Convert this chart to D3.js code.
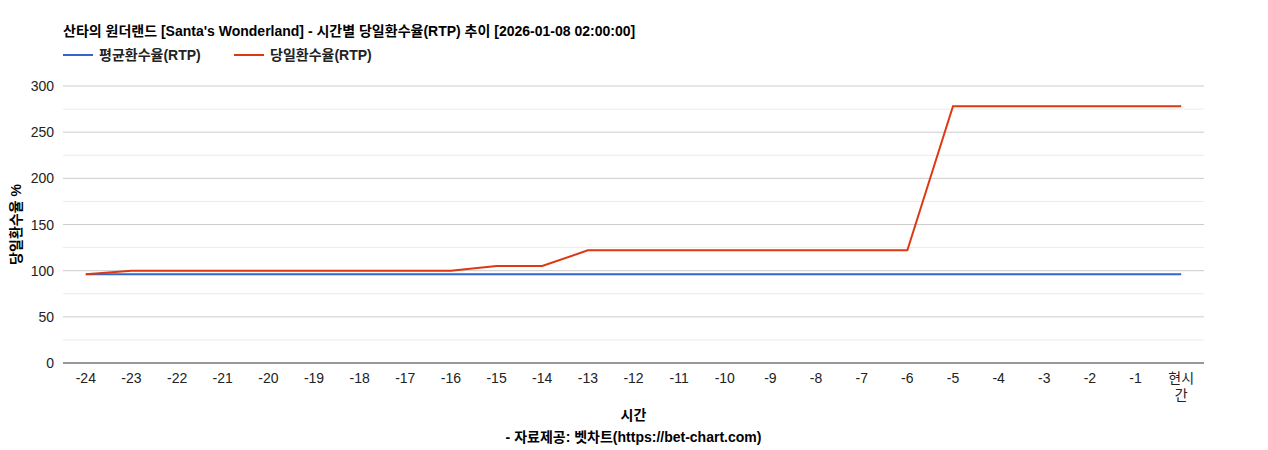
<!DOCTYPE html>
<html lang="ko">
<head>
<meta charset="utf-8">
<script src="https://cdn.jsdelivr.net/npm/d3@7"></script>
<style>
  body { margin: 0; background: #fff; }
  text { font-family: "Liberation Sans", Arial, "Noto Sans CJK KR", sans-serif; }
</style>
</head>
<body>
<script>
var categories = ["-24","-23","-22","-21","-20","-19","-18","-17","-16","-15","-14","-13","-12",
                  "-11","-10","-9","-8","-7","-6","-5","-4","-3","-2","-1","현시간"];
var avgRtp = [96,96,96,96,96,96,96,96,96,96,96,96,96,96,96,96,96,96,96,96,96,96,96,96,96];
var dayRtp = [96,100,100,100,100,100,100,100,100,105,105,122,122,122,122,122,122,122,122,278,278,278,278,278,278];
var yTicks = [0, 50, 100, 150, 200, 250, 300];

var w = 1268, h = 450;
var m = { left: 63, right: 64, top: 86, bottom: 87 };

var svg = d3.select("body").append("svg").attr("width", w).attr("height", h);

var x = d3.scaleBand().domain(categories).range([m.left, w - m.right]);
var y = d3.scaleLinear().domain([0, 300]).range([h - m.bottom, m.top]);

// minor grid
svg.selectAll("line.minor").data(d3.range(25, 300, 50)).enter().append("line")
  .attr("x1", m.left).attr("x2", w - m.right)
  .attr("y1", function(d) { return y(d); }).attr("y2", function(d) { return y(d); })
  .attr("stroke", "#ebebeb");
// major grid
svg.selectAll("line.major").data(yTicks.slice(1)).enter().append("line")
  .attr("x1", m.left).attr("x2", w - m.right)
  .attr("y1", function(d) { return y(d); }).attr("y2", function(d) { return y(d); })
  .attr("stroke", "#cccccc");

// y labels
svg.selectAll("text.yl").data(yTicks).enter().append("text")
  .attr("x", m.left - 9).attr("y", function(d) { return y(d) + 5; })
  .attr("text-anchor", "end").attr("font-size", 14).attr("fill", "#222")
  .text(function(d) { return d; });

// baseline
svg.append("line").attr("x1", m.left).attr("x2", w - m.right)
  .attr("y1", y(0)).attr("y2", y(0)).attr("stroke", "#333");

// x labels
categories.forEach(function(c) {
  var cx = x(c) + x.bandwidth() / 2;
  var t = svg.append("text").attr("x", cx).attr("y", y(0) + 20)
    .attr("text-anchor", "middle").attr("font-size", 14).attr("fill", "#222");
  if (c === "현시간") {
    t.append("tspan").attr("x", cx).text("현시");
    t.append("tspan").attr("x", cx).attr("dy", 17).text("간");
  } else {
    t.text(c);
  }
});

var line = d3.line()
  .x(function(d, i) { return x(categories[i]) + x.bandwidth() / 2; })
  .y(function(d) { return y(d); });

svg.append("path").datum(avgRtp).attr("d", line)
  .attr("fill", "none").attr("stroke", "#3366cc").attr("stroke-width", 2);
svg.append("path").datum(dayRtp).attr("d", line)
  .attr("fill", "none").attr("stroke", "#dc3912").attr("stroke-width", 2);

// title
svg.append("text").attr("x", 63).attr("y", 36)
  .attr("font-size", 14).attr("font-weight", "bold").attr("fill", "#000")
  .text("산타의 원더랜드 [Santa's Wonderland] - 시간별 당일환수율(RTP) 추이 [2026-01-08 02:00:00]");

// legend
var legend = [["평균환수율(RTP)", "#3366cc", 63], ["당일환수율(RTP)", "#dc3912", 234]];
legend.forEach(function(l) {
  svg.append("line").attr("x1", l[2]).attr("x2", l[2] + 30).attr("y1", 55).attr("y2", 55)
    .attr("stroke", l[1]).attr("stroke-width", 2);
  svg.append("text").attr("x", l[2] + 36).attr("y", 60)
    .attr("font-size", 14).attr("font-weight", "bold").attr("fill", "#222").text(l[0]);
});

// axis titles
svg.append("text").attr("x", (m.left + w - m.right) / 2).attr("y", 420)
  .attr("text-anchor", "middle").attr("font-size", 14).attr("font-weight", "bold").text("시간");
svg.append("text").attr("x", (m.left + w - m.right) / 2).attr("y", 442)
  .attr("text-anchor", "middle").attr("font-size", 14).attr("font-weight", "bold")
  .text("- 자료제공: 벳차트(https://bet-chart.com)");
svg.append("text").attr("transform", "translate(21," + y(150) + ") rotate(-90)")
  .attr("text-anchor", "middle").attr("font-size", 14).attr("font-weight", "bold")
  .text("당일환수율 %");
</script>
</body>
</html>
______
◆ Exercise instructions ◆
Repeat, word for word and with no pictures, only the lines running from the beginning of the data to the line that contains "86, bottom: 87".

◆ Exercise result ◆
Convert this chart to D3.js code.
<!DOCTYPE html>
<html lang="ko">
<head>
<meta charset="utf-8">
<script src="https://cdn.jsdelivr.net/npm/d3@7"></script>
<style>
  body { margin: 0; background: #fff; }
  text { font-family: "Liberation Sans", Arial, "Noto Sans CJK KR", sans-serif; }
</style>
</head>
<body>
<script>
var categories = ["-24","-23","-22","-21","-20","-19","-18","-17","-16","-15","-14","-13","-12",
                  "-11","-10","-9","-8","-7","-6","-5","-4","-3","-2","-1","현시간"];
var avgRtp = [96,96,96,96,96,96,96,96,96,96,96,96,96,96,96,96,96,96,96,96,96,96,96,96,96];
var dayRtp = [96,100,100,100,100,100,100,100,100,105,105,122,122,122,122,122,122,122,122,278,278,278,278,278,278];
var yTicks = [0, 50, 100, 150, 200, 250, 300];

var w = 1268, h = 450;
var m = { left: 63, right: 64, top: 86, bottom: 87 };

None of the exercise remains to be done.